▸ **RECORDED INFORMATION**
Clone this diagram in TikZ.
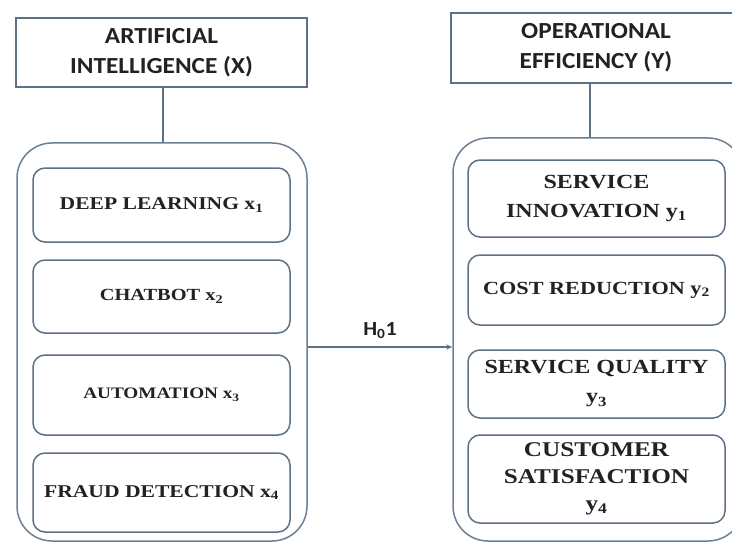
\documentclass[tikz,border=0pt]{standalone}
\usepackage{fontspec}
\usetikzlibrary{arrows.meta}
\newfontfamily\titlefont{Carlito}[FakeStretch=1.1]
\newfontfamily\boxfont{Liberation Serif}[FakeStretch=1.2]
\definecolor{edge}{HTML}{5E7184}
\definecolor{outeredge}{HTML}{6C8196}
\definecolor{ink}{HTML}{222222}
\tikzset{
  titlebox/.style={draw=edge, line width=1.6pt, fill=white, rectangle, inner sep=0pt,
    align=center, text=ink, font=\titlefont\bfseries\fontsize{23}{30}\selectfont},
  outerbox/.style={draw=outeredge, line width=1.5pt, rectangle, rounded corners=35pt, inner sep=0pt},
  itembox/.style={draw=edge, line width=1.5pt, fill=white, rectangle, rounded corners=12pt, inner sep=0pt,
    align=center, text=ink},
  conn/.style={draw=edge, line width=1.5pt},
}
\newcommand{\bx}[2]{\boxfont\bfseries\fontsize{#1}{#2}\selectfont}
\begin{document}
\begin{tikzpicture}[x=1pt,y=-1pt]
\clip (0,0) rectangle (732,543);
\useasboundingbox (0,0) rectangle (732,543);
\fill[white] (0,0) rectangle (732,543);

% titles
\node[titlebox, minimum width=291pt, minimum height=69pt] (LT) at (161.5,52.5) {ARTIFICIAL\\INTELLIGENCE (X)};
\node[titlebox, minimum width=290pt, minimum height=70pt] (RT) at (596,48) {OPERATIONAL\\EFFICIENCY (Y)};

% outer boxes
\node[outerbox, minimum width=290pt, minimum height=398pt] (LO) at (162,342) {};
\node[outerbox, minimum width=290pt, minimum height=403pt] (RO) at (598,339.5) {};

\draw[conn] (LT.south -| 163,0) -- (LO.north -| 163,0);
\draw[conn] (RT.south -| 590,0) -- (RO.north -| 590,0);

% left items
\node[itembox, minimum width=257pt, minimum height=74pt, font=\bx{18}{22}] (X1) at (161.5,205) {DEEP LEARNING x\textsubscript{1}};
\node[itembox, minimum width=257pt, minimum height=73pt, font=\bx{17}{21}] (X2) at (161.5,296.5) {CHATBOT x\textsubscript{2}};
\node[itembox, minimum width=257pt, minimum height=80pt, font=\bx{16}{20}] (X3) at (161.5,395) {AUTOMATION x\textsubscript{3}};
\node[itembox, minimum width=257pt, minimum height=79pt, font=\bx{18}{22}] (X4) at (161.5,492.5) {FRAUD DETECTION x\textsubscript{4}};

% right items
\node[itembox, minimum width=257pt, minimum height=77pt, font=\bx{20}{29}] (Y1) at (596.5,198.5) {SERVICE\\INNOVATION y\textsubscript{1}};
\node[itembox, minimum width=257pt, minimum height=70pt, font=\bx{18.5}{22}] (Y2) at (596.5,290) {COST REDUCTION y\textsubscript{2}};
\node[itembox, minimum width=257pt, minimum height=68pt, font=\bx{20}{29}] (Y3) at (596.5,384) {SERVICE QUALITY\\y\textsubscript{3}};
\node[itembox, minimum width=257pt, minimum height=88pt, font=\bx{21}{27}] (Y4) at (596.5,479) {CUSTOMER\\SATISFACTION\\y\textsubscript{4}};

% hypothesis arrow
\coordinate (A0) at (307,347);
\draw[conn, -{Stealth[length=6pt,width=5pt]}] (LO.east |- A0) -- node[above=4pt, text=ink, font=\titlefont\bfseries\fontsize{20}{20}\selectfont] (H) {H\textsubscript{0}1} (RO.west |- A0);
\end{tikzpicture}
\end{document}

▸ **SHORT TASK**
Print the complete listing exactly as it stands, without its pictures.

▸ **REPLY TO THE EXERCISE**
Clone this diagram in TikZ.
\documentclass[tikz,border=0pt]{standalone}
\usepackage{fontspec}
\usetikzlibrary{arrows.meta}
\newfontfamily\titlefont{Carlito}[FakeStretch=1.1]
\newfontfamily\boxfont{Liberation Serif}[FakeStretch=1.2]
\definecolor{edge}{HTML}{5E7184}
\definecolor{outeredge}{HTML}{6C8196}
\definecolor{ink}{HTML}{222222}
\tikzset{
  titlebox/.style={draw=edge, line width=1.6pt, fill=white, rectangle, inner sep=0pt,
    align=center, text=ink, font=\titlefont\bfseries\fontsize{23}{30}\selectfont},
  outerbox/.style={draw=outeredge, line width=1.5pt, rectangle, rounded corners=35pt, inner sep=0pt},
  itembox/.style={draw=edge, line width=1.5pt, fill=white, rectangle, rounded corners=12pt, inner sep=0pt,
    align=center, text=ink},
  conn/.style={draw=edge, line width=1.5pt},
}
\newcommand{\bx}[2]{\boxfont\bfseries\fontsize{#1}{#2}\selectfont}
\begin{document}
\begin{tikzpicture}[x=1pt,y=-1pt]
\clip (0,0) rectangle (732,543);
\useasboundingbox (0,0) rectangle (732,543);
\fill[white] (0,0) rectangle (732,543);

% titles
\node[titlebox, minimum width=291pt, minimum height=69pt] (LT) at (161.5,52.5) {ARTIFICIAL\\INTELLIGENCE (X)};
\node[titlebox, minimum width=290pt, minimum height=70pt] (RT) at (596,48) {OPERATIONAL\\EFFICIENCY (Y)};

% outer boxes
\node[outerbox, minimum width=290pt, minimum height=398pt] (LO) at (162,342) {};
\node[outerbox, minimum width=290pt, minimum height=403pt] (RO) at (598,339.5) {};

\draw[conn] (LT.south -| 163,0) -- (LO.north -| 163,0);
\draw[conn] (RT.south -| 590,0) -- (RO.north -| 590,0);

% left items
\node[itembox, minimum width=257pt, minimum height=74pt, font=\bx{18}{22}] (X1) at (161.5,205) {DEEP LEARNING x\textsubscript{1}};
\node[itembox, minimum width=257pt, minimum height=73pt, font=\bx{17}{21}] (X2) at (161.5,296.5) {CHATBOT x\textsubscript{2}};
\node[itembox, minimum width=257pt, minimum height=80pt, font=\bx{16}{20}] (X3) at (161.5,395) {AUTOMATION x\textsubscript{3}};
\node[itembox, minimum width=257pt, minimum height=79pt, font=\bx{18}{22}] (X4) at (161.5,492.5) {FRAUD DETECTION x\textsubscript{4}};

% right items
\node[itembox, minimum width=257pt, minimum height=77pt, font=\bx{20}{29}] (Y1) at (596.5,198.5) {SERVICE\\INNOVATION y\textsubscript{1}};
\node[itembox, minimum width=257pt, minimum height=70pt, font=\bx{18.5}{22}] (Y2) at (596.5,290) {COST REDUCTION y\textsubscript{2}};
\node[itembox, minimum width=257pt, minimum height=68pt, font=\bx{20}{29}] (Y3) at (596.5,384) {SERVICE QUALITY\\y\textsubscript{3}};
\node[itembox, minimum width=257pt, minimum height=88pt, font=\bx{21}{27}] (Y4) at (596.5,479) {CUSTOMER\\SATISFACTION\\y\textsubscript{4}};

% hypothesis arrow
\coordinate (A0) at (307,347);
\draw[conn, -{Stealth[length=6pt,width=5pt]}] (LO.east |- A0) -- node[above=4pt, text=ink, font=\titlefont\bfseries\fontsize{20}{20}\selectfont] (H) {H\textsubscript{0}1} (RO.west |- A0);
\end{tikzpicture}
\end{document}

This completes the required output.